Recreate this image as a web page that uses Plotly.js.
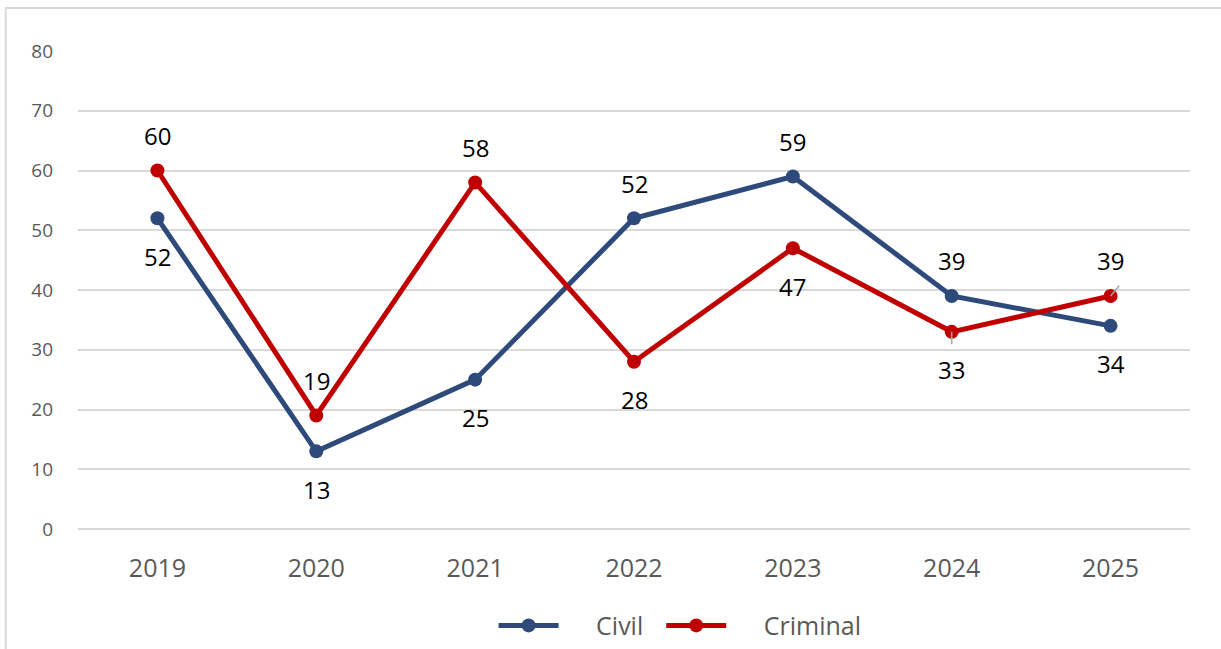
<!DOCTYPE html>
<html><head><meta charset="utf-8">
<script src="https://cdn.plot.ly/plotly-3.0.1.min.js"></script>
<style>html,body{margin:0;padding:0;background:#fff;}#chart{width:1221px;height:649px;}</style>
</head><body><div id="chart"></div>
<script>
const years = ['2019','2020','2021','2022','2023','2024','2025'];
const civil = [52, 13, 25, 52, 59, 39, 34];
const criminal = [60, 19, 58, 28, 47, 33, 39];
const seriesNames = ['Civil', 'Criminal'];
const civilLabelPos = ['below','below','below','above','above','above','below'];
const criminalLabelPos = ['above','above','above','below','below','below','above'];
const yTicks = [0,10,20,30,40,50,60,70,80];

const civilColor = '#2E4A7B';
const crimColor = '#C00000';
const FONT = 'Open Sans, Liberation Sans, sans-serif';
const PAD = '\u00a0\u00a0\u00a0\u00a0\u00a0';
const TAIL = '\u00a0\u00a0';

const traces = [
  {x: years, y: civil, name: PAD + seriesNames[0] + TAIL, type: 'scatter', mode: 'lines+markers',
   line: {color: civilColor, width: 5}, marker: {color: civilColor, size: 14}},
  {x: years, y: criminal, name: PAD + seriesNames[1], type: 'scatter', mode: 'lines+markers',
   line: {color: crimColor, width: 5}, marker: {color: crimColor, size: 14}}
];

const anns = [];
function addLabels(vals, pos) {
  for (let i = 0; i < vals.length; i++) {
    anns.push({xref: 'x', yref: 'y', x: i, y: vals[i], text: String(vals[i]), showarrow: false,
      yshift: pos[i] === 'above' ? 35 : -38,
      font: {family: FONT, size: 24, color: '#000000'}});
  }
}
addLabels(civil, civilLabelPos);
addLabels(criminal, criminalLabelPos);
// leader lines for the two displaced criminal labels (2024, 2025)
anns.push({xref: 'x', yref: 'y', x: 5, y: criminal[5], text: '', showarrow: true, arrowhead: 0,
  arrowwidth: 1.5, arrowcolor: '#a6a6a6', ax: 0, ay: 14, standoff: 0});
anns.push({xref: 'x', yref: 'y', x: 6, y: criminal[6], text: '', showarrow: true, arrowhead: 0,
  arrowwidth: 1.5, arrowcolor: '#a6a6a6', ax: 10, ay: -12, standoff: 0});

const layout = {
  width: 1221, height: 649,
  margin: {l: 78, r: 31, t: 51, b: 120},
  paper_bgcolor: '#fff', plot_bgcolor: '#fff',
  showlegend: true,
  legend: {orientation: 'h', xref: 'container', yref: 'container', x: 0.557, xanchor: 'center',
    y: 0.036, yanchor: 'middle', itemwidth: 60,
    font: {family: FONT, size: 25, color: '#595959'}},
  xaxis: {type: 'category', range: [-0.5, 6.5], showgrid: false, zeroline: false,
    showline: false, ticks: '', tickfont: {family: FONT, size: 25, color: '#595959'},
    ticklabelstandoff: 22},
  yaxis: {range: [0, 80], tickvals: yTicks, showgrid: true, gridcolor: '#d9d9d9', gridwidth: 2,
    zeroline: true, zerolinecolor: '#d9d9d9', zerolinewidth: 2, showline: false, ticks: '', ticklabelstandoff: 24,
    tickfont: {family: FONT, size: 19, color: '#595959'}},
  annotations: anns,
  shapes: [{type: 'rect', xref: 'paper', yref: 'paper', x0: -0.065, x1: 1.2, y0: -0.4, y1: 1.09,
    line: {color: '#d9d9d9', width: 2}, fillcolor: 'rgba(0,0,0,0)', layer: 'below'}]
};
Plotly.newPlot('chart', traces, layout, {displayModeBar: false});
</script></body></html>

__WHAT TO DO__
Everything from the first line to the line with "const yTicks = [0,10,20,30,40,50,60,70,80];" must be repeated exactly, and nothing else. Leave the pictures out.

__CORRECT RESULT__
Recreate this image as a web page that uses Plotly.js.
<!DOCTYPE html>
<html><head><meta charset="utf-8">
<script src="https://cdn.plot.ly/plotly-3.0.1.min.js"></script>
<style>html,body{margin:0;padding:0;background:#fff;}#chart{width:1221px;height:649px;}</style>
</head><body><div id="chart"></div>
<script>
const years = ['2019','2020','2021','2022','2023','2024','2025'];
const civil = [52, 13, 25, 52, 59, 39, 34];
const criminal = [60, 19, 58, 28, 47, 33, 39];
const seriesNames = ['Civil', 'Criminal'];
const civilLabelPos = ['below','below','below','above','above','above','below'];
const criminalLabelPos = ['above','above','above','below','below','below','above'];
const yTicks = [0,10,20,30,40,50,60,70,80];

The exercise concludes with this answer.